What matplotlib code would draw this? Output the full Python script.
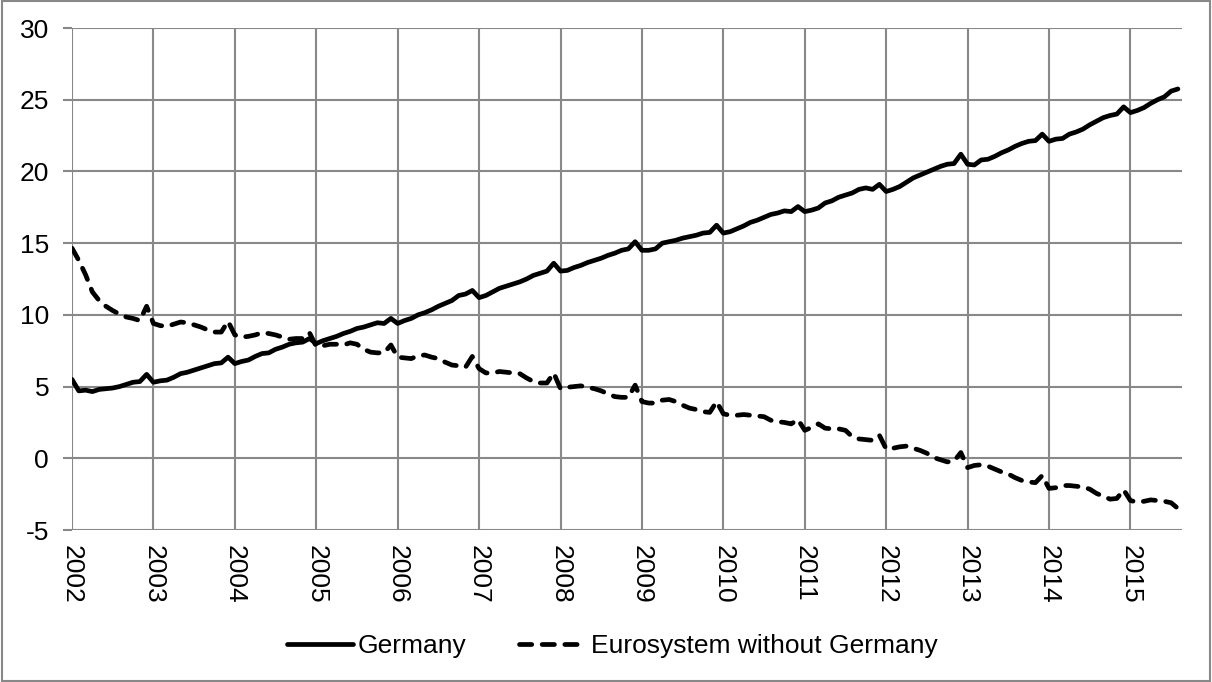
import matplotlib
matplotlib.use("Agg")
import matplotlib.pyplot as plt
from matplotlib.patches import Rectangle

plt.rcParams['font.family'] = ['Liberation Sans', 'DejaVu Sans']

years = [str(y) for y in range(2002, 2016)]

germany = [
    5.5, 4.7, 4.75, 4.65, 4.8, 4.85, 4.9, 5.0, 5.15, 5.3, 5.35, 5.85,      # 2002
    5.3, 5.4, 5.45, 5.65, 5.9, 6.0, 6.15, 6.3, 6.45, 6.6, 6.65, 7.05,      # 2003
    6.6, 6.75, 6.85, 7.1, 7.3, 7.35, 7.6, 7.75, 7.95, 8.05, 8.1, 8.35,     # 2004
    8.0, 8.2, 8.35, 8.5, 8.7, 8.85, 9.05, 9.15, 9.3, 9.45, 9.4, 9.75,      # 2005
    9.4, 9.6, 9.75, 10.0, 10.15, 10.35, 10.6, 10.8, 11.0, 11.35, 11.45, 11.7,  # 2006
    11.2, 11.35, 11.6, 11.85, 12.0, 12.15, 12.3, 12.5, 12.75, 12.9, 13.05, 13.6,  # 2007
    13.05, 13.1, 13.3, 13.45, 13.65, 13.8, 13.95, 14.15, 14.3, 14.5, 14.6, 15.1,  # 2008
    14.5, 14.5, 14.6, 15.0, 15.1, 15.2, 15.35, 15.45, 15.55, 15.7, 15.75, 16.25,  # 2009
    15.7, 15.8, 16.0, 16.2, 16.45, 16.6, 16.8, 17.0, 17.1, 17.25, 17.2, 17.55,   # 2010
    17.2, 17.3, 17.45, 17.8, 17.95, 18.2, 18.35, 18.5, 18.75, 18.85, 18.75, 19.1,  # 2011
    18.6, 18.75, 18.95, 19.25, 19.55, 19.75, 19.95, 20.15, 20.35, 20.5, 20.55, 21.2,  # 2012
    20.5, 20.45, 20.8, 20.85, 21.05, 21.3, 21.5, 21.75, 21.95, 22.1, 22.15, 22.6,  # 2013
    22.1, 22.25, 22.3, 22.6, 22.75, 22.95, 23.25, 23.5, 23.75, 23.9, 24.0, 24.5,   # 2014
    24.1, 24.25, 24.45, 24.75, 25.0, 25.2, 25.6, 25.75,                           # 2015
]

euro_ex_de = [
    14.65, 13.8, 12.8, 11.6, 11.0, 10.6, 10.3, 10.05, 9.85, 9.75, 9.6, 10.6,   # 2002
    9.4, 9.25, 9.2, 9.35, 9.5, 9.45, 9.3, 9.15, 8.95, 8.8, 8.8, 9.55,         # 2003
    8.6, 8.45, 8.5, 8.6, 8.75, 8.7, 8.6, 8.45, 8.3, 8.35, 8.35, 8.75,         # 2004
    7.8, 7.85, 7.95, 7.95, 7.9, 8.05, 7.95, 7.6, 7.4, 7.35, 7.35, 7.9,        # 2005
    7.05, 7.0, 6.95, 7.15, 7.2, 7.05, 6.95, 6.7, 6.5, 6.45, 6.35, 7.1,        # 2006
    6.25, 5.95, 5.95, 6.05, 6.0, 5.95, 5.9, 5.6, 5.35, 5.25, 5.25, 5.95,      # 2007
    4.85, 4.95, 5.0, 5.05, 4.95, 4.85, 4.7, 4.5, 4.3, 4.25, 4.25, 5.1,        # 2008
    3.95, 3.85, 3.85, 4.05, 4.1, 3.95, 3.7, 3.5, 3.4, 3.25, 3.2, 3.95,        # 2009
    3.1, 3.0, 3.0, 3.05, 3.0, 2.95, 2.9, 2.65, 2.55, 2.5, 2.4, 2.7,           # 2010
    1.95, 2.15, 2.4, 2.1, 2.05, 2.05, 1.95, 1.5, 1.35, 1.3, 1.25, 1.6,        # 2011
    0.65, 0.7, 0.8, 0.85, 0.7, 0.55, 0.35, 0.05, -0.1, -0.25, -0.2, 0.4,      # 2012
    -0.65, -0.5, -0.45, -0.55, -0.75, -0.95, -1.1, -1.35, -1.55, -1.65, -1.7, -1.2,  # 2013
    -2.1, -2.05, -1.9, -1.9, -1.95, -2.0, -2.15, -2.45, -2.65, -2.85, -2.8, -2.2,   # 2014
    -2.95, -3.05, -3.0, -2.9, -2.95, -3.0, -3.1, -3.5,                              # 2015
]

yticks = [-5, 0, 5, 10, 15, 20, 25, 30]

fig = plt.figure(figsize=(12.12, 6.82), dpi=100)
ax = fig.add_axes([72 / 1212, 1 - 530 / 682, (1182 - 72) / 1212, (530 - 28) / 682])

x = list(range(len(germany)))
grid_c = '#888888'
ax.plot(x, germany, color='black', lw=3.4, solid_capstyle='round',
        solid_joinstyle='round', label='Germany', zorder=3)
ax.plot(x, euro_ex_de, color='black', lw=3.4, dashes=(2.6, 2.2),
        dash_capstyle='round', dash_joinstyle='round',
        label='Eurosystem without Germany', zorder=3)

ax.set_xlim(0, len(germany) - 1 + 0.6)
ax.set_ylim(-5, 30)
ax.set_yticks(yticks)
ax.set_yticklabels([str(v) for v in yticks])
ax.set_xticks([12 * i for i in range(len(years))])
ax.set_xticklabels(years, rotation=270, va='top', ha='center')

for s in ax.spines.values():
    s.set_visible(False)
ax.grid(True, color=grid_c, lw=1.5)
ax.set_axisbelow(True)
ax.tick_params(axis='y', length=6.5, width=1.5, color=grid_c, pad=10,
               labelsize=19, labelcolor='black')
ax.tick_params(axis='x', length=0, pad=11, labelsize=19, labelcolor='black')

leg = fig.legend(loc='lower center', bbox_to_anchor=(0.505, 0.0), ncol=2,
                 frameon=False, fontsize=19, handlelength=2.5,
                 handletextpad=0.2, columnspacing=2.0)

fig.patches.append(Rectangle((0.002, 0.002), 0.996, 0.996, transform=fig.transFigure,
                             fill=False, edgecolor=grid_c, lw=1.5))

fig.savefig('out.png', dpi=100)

INSTRUCTION
Give again, word for word, every line from the top of the data through the line with "years = [str(y) for y in range(2002, 2016)]", both ends included, and exclude the pictures.

OUTPUT FOR THIS EXERCISE
What matplotlib code would draw this? Output the full Python script.
import matplotlib
matplotlib.use("Agg")
import matplotlib.pyplot as plt
from matplotlib.patches import Rectangle

plt.rcParams['font.family'] = ['Liberation Sans', 'DejaVu Sans']

years = [str(y) for y in range(2002, 2016)]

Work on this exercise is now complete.